Privacy, Compliance, and Ethical Use
Typed‑URL data is extremely granular, and that granularity comes with responsibility. In many jurisdictions, a typed URL that can be linked to a specific IP address or session ID qualifies as personal data. That means regulations like the General Data Protection Regulation (GDPR) or the California Consumer Privacy Act (CCPA) impose strict rules on how that data can be collected, processed, and stored.
First, you must establish a lawful basis for processing. For marketing purposes, many organizations rely on “legitimate interest,” but that requires a balancing test against the user’s privacy expectations. For security monitoring, the law may allow a narrower scope. If you cannot justify a legitimate interest, you’ll need explicit user consent, typically presented through a clear banner that explains what data is collected and why.
Transparency is non‑negotiable. Users should know that every domain they type will be logged. Provide an opt‑out mechanism - such as a browser setting or a preference page - where users can disable the capture feature. Make it as easy to opt out as it is to opt in.
Data minimization is the next step. Don’t store the raw domain string if you can aggregate it immediately. If you must keep the string, hash it with a one‑way algorithm before it leaves the client device. Store only the hash, a timestamp, and a generic client identifier that can be purged after a set period.
Retention policies should align with the regulatory requirements. Many frameworks allow a maximum of 90 days for personal data that is no longer needed for its original purpose. After that period, either anonymize or delete the records entirely. Automating the purge process reduces the risk of accidental data retention.
Because the data can be used for profiling, it’s essential to audit any predictive models that use typed URLs. Check for bias that might unfairly target certain demographic groups. If your model’s predictions influence credit decisions, employment offers, or other high‑stakes outcomes, you must ensure that the model meets fairness standards and that you can explain its decisions.
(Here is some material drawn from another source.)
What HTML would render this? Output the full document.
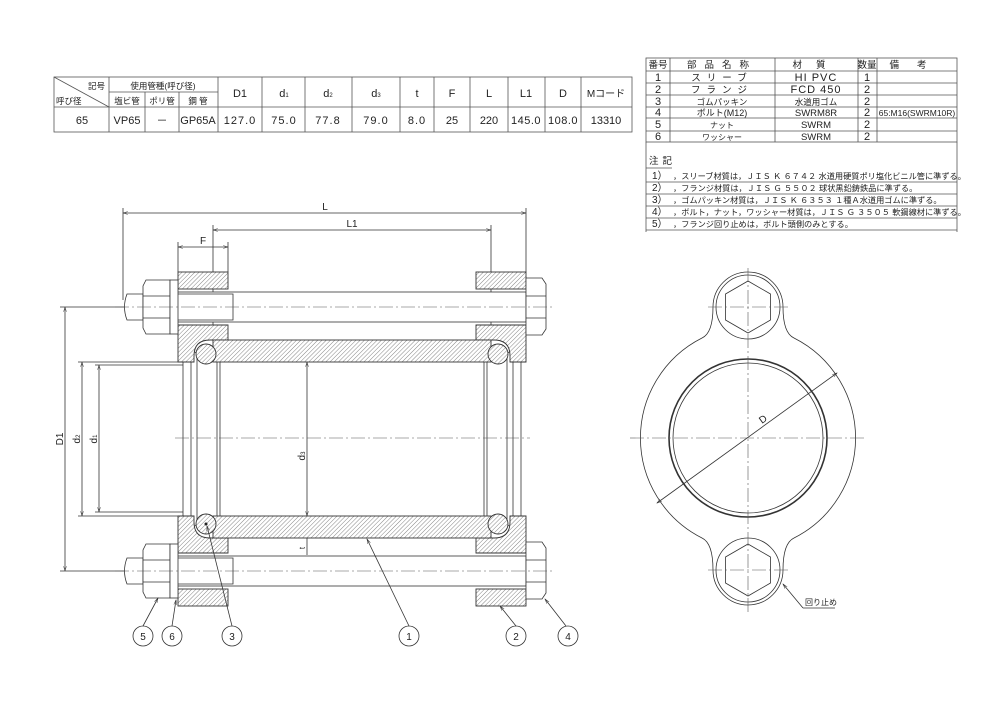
<!DOCTYPE html>
<html><head><meta charset="utf-8"><style>
html,body{margin:0;padding:0;background:#fff;}
svg{display:block;}
text{font-family:"Liberation Sans","Noto Sans CJK JP",sans-serif;fill:#222;}
</style></head><body>
<svg width="1000" height="706" viewBox="0 0 1000 706" xmlns="http://www.w3.org/2000/svg">
<defs>
<pattern id="h" patternUnits="userSpaceOnUse" width="3" height="3" patternTransform="rotate(45)">
<rect width="3" height="3" fill="#fff"/><line x1="0" y1="0" x2="0" y2="3" stroke="#666" stroke-width="0.8"/>
</pattern>
<marker id="a" viewBox="0 0 10 10" refX="10" refY="5" markerWidth="8" markerHeight="6" orient="auto-start-reverse"><path d="M0,2 L10,5 L0,8" fill="none" stroke="#333" stroke-width="1"/></marker>
</defs>
<rect width="1000" height="706" fill="#fff"/>

<!-- top-left table -->
<g stroke="#555" stroke-width="0.8" fill="none">
<rect x="54" y="77" width="578" height="55"/>
<line x1="54" y1="107" x2="632" y2="107"/>
<line x1="109" y1="92" x2="218" y2="92"/>
<line x1="54" y1="77" x2="109" y2="107"/>
<line x1="109" y1="77" x2="109" y2="132"/>
<line x1="145" y1="92" x2="145" y2="132"/>
<line x1="179" y1="92" x2="179" y2="132"/>
<line x1="218" y1="77" x2="218" y2="132"/>
<line x1="262" y1="77" x2="262" y2="132"/>
<line x1="305" y1="77" x2="305" y2="132"/>
<line x1="352" y1="77" x2="352" y2="132"/>
<line x1="400" y1="77" x2="400" y2="132"/>
<line x1="434" y1="77" x2="434" y2="132"/>
<line x1="470" y1="77" x2="470" y2="132"/>
<line x1="508" y1="77" x2="508" y2="132"/>
<line x1="545" y1="77" x2="545" y2="132"/>
<line x1="581" y1="77" x2="581" y2="132"/>
</g>
<g font-size="8.5">
<text x="88" y="89">記号</text>
<text x="56" y="104">呼び径</text>
<text x="163" y="89" text-anchor="middle">使用管種(呼び径)</text>
<text x="127" y="104" text-anchor="middle">塩ビ管</text>
<text x="162" y="104" text-anchor="middle">ポリ管</text>
<text x="198" y="104" text-anchor="middle">鋼 管</text>
</g>
<g font-size="11" text-anchor="middle">
<text x="240" y="97">D1</text><text x="284" y="97">d<tspan font-size="6">1</tspan></text>
<text x="328" y="97">d<tspan font-size="6">2</tspan></text><text x="376" y="97">d<tspan font-size="6">3</tspan></text>
<text x="417" y="97">t</text><text x="452" y="97">F</text><text x="489" y="97">L</text>
<text x="526" y="97">L1</text><text x="563" y="97">D</text><text x="606" y="97" font-size="10">Mコード</text>
<text x="82" y="124">65</text><text x="127" y="124">VP65</text><text x="162" y="124">－</text>
<text x="198" y="124">GP65A</text><text x="240" y="124" letter-spacing="1">127.0</text>
<text x="284" y="124" letter-spacing="1">75.0</text><text x="328" y="124" letter-spacing="1">77.8</text>
<text x="376" y="124" letter-spacing="1">79.0</text><text x="417" y="124" letter-spacing="1">8.0</text>
<text x="452" y="124">25</text><text x="489" y="124">220</text>
<text x="526" y="124" letter-spacing="0.5">145.0</text><text x="563" y="124" letter-spacing="0.5">108.0</text>
<text x="606" y="124">13310</text>
</g>

<!-- parts table -->
<g stroke="#555" stroke-width="0.8" fill="none">
<rect x="646" y="58" width="311" height="84"/>
<line x1="646" y1="71" x2="957" y2="71"/><line x1="646" y1="83" x2="957" y2="83"/>
<line x1="646" y1="95" x2="957" y2="95"/><line x1="646" y1="107" x2="957" y2="107"/>
<line x1="646" y1="118" x2="957" y2="118"/><line x1="646" y1="131" x2="957" y2="131"/>
<line x1="670" y1="58" x2="670" y2="142"/><line x1="775" y1="58" x2="775" y2="142"/>
<line x1="858" y1="58" x2="858" y2="142"/><line x1="877" y1="58" x2="877" y2="142"/>
<line x1="646" y1="142" x2="646" y2="232"/><line x1="957" y1="142" x2="957" y2="232"/>
<line x1="646" y1="168" x2="672" y2="168"/>
<line x1="646" y1="182" x2="957" y2="182"/><line x1="646" y1="194" x2="957" y2="194"/>
<line x1="646" y1="206" x2="957" y2="206"/><line x1="646" y1="218" x2="957" y2="218"/>
<line x1="646" y1="230" x2="957" y2="230"/>
</g>
<g font-size="9.5" text-anchor="middle">
<text x="658" y="68">番号</text><text x="722" y="68" letter-spacing="8">部品名称</text>
<text x="816" y="68" letter-spacing="14">材質</text><text x="867" y="68">数量</text><text x="917" y="68" letter-spacing="18">備考</text>
<text x="658" y="81" font-size="11">1</text><text x="722" y="81" letter-spacing="6">スリーブ</text><text x="816" y="81" font-size="11" letter-spacing="1">HI PVC</text><text x="867" y="81" font-size="11">1</text>
<text x="658" y="93" font-size="11">2</text><text x="722" y="93" letter-spacing="6">フランジ</text><text x="816" y="93" font-size="11" letter-spacing="1">FCD 450</text><text x="867" y="93" font-size="11">2</text>
<text x="658" y="105" font-size="11">3</text><text x="722" y="105" font-size="8.5">ゴムパッキン</text><text x="816" y="105" font-size="8.5">水道用ゴム</text><text x="867" y="105" font-size="11">2</text>
<text x="658" y="116" font-size="11">4</text><text x="722" y="116" font-size="9">ボルト(M12)</text><text x="816" y="116" font-size="9.5">SWRM8R</text><text x="867" y="116" font-size="11">2</text><text x="917" y="116" font-size="8.5">65:M16(SWRM10R)</text>
<text x="658" y="128" font-size="11">5</text><text x="722" y="128" font-size="8">ナット</text><text x="816" y="128" font-size="9.5">SWRM</text><text x="867" y="128" font-size="11">2</text>
<text x="658" y="140" font-size="11">6</text><text x="722" y="140" font-size="8">ワッシャー</text><text x="816" y="140" font-size="9.5">SWRM</text><text x="867" y="140" font-size="11">2</text>
</g>
<g font-size="8.2">
<text x="649" y="164" font-size="9.5" letter-spacing="4">注記</text>
<text x="652" y="179" font-size="10">1）</text><text x="673" y="179">，スリーブ材質は，ＪＩＳ Ｋ ６７４２ 水道用硬質ポリ塩化ビニル管に準ずる。</text>
<text x="652" y="191" font-size="10">2）</text><text x="673" y="191">，フランジ材質は，ＪＩＳ Ｇ ５５０２ 球状黒鉛鋳鉄品に準ずる。</text>
<text x="652" y="203" font-size="10">3）</text><text x="673" y="203">，ゴムパッキン材質は，ＪＩＳ Ｋ ６３５３ １種Ａ水道用ゴムに準ずる。</text>
<text x="652" y="215" font-size="10">4）</text><text x="673" y="215">，ボルト，ナット，ワッシャー材質は，ＪＩＳ Ｇ ３５０５ 軟鋼線材に準ずる。</text>
<text x="652" y="227" font-size="10">5）</text><text x="673" y="227">，フランジ回り止めは，ボルト頭側のみとする。</text>
</g>

<!-- LEFT VIEW -->
<g stroke="#333" stroke-width="0.8" fill="none">
<line x1="123" y1="208" x2="123" y2="300"/><line x1="526" y1="208" x2="526" y2="272"/>
<line x1="213" y1="225" x2="213" y2="340"/><line x1="491" y1="225" x2="491" y2="340"/>
<line x1="178" y1="242" x2="178" y2="272"/><line x1="228" y1="242" x2="228" y2="272"/>
<line x1="60" y1="307" x2="125" y2="307"/><line x1="60" y1="571" x2="125" y2="571"/>
<line x1="78" y1="362" x2="194" y2="362"/><line x1="78" y1="516" x2="194" y2="516"/>
<line x1="95" y1="365" x2="183" y2="365"/><line x1="95" y1="512" x2="183" y2="512"/>
<line x1="123" y1="213" x2="526" y2="213" marker-start="url(#a)" marker-end="url(#a)"/>
<line x1="213" y1="230" x2="491" y2="230" marker-start="url(#a)" marker-end="url(#a)"/>
<line x1="178" y1="247" x2="228" y2="247" marker-start="url(#a)" marker-end="url(#a)"/>
<line x1="65" y1="307" x2="65" y2="571" marker-start="url(#a)" marker-end="url(#a)"/>
<line x1="82" y1="362" x2="82" y2="516" marker-start="url(#a)" marker-end="url(#a)"/>
<line x1="99" y1="365" x2="99" y2="512" marker-start="url(#a)" marker-end="url(#a)"/>
<line x1="307" y1="362" x2="307" y2="516" marker-start="url(#a)" marker-end="url(#a)"/>
<line x1="307" y1="516" x2="307" y2="538" marker-start="url(#a)" marker-end="url(#a)"/>
<line x1="307" y1="538" x2="307" y2="555"/>
</g>
<g font-size="10" text-anchor="middle">
<text x="325" y="210">L</text><text x="352" y="227">L1</text><text x="203" y="244">F</text>
<text transform="translate(63,439) rotate(-90)">D1</text>
<text transform="translate(80,439) rotate(-90)">d<tspan font-size="6">2</tspan></text>
<text transform="translate(97,439) rotate(-90)">d<tspan font-size="6">1</tspan></text>
<text transform="translate(305,456) rotate(-90)">d<tspan font-size="6">3</tspan></text>
<text transform="translate(305,548) rotate(-90)" font-size="8">t</text>
</g>

<g stroke="#333" stroke-width="0.8" fill="none">
<line x1="183" y1="362" x2="183" y2="516"/>
<rect x="191" y="352" width="6" height="174" rx="3"/>
<line x1="217" y1="362" x2="217" y2="516"/><line x1="220" y1="362" x2="220" y2="516"/>
<line x1="521" y1="362" x2="521" y2="516"/>
<rect x="507" y="352" width="6" height="174" rx="3"/>
<line x1="487" y1="362" x2="487" y2="516"/><line x1="484" y1="362" x2="484" y2="516"/>
</g>

<g stroke="#333" stroke-width="0.9" fill="url(#h)">
<rect x="178" y="272" width="50" height="17"/>
<path d="M178,325 H228 V340 H210 Q194,340 194,356 V362 H178 Z"/>
<rect x="178" y="589" width="50" height="17"/>
<path d="M178,553 H228 V538 H210 Q194,538 194,522 V516 H178 Z"/>
<rect x="476" y="272" width="50" height="17"/>
<path d="M526,325 H476 V340 H494 Q510,340 510,356 V362 H526 Z"/>
<rect x="476" y="589" width="50" height="17"/>
<path d="M526,553 H476 V538 H494 Q510,538 510,522 V516 H526 Z"/>
<rect x="213" y="340" width="278" height="22"/>
<rect x="213" y="516" width="278" height="22"/>
<circle cx="206" cy="354" r="10"/><circle cx="206" cy="524" r="10"/>
<circle cx="498" cy="354" r="10"/><circle cx="498" cy="524" r="10"/>
</g>
<circle cx="206" cy="524" r="1.5" fill="#222"/>

<g stroke="#333" stroke-width="0.8" fill="#fff">
<rect x="172" y="292" width="354" height="30"/>
<rect x="172" y="556" width="354" height="30"/>
<path d="M143,294 H233 V320 H143 Z M127,294 H143 V320 H127 Q122,307 127,294 Z"/>
<path d="M143,558 H233 V584 H143 Z M127,558 H143 V584 H127 Q122,571 127,558 Z"/>
<path d="M146,280 H170 V334 H146 L143,328 V286 Z"/>
<path d="M146,544 H170 V598 H146 L143,592 V550 Z"/>
<line x1="143" y1="296" x2="170" y2="296"/><line x1="143" y1="318" x2="170" y2="318"/>
<line x1="143" y1="560" x2="170" y2="560"/><line x1="143" y1="582" x2="170" y2="582"/>
<rect x="170" y="280" width="8" height="54"/>
<rect x="170" y="544" width="8" height="54"/>
<path d="M526,278 H542 L546,284 V329 L542,335 H526 Z"/>
<path d="M526,542 H542 L546,548 V593 L542,599 H526 Z"/>
<line x1="526" y1="296" x2="546" y2="296"/><line x1="526" y1="318" x2="546" y2="318"/>
<line x1="526" y1="560" x2="546" y2="560"/><line x1="526" y1="582" x2="546" y2="582"/>
</g>
<g stroke="#555" stroke-width="0.6" stroke-dasharray="14,3,2,3" fill="none">
<line x1="115" y1="307" x2="552" y2="307"/><line x1="115" y1="571" x2="552" y2="571"/>
<line x1="175" y1="438" x2="530" y2="438"/>
</g>

<g stroke="#333" stroke-width="0.8" fill="none">
<line x1="143" y1="626" x2="158" y2="598" marker-end="url(#a)"/>
<line x1="172" y1="626" x2="176" y2="600" marker-end="url(#a)"/>
<line x1="232" y1="626" x2="207" y2="526" marker-end="url(#a)"/>
<line x1="409" y1="626" x2="367" y2="539" marker-end="url(#a)"/>
<line x1="516" y1="626" x2="500" y2="606" marker-end="url(#a)"/>
<line x1="566" y1="626" x2="545" y2="599" marker-end="url(#a)"/>
<circle cx="143" cy="636" r="10"/><circle cx="172" cy="636" r="10"/>
<circle cx="232" cy="636" r="10"/><circle cx="409" cy="636" r="10"/>
<circle cx="516" cy="636" r="10"/><circle cx="568" cy="636" r="10"/>
</g>
<g font-size="10" text-anchor="middle">
<text x="143" y="640">5</text><text x="172" y="640">6</text><text x="232" y="640">3</text>
<text x="409" y="640">1</text><text x="516" y="640">2</text><text x="568" y="640">4</text>
</g>

<!-- RIGHT VIEW -->
<g stroke="#333" stroke-width="0.8" fill="#fff">
<path d="M702,338 Q713,333 713,307 A35,35 0 0 1 783,307 Q783,333 794,338 A112,112 0 0 1 794,538 Q783,543 783,570 A35,35 0 0 1 713,570 Q713,543 702,538 A112,112 0 0 1 702,338 Z"/>
<circle cx="748" cy="307" r="32"/><circle cx="748" cy="570" r="32"/>
<polygon points="748,281 770.5,294 770.5,320 748,333 725.5,320 725.5,294"/>
<polygon points="748,544 770.5,557 770.5,583 748,596 725.5,583 725.5,557"/>
<circle cx="748" cy="438" r="79" stroke-width="1.6"/>
<circle cx="748" cy="438" r="75"/>
</g>
<g stroke="#555" stroke-width="0.6" stroke-dasharray="14,3,2,3" fill="none">
<line x1="748" y1="268" x2="748" y2="612"/>
<line x1="630" y1="438" x2="866" y2="438"/>
<line x1="708" y1="307" x2="788" y2="307"/><line x1="708" y1="570" x2="788" y2="570"/>
</g>
<g stroke="#333" stroke-width="0.8" fill="none">
<line x1="657" y1="503" x2="837" y2="373" marker-start="url(#a)" marker-end="url(#a)"/>
<line x1="803" y1="608" x2="783" y2="584" marker-end="url(#a)"/>
<line x1="803" y1="608" x2="835" y2="608"/>
</g>
<text x="0" y="0" font-size="10" transform="translate(762,424) rotate(-36)">D</text>
<text x="805" y="605" font-size="8">回り止め</text>
</svg>
</body></html>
Finally, protect the data in transit and at rest. Use TLS for all network connections to your ingestion endpoint, and encrypt logs in the storage layer. Employ role‑based access controls so that only authorized analysts can view the raw data. Maintain an audit trail of who accessed or modified the logs. These technical safeguards, combined with a robust policy framework, create a balanced approach that respects privacy while unlocking valuable insights.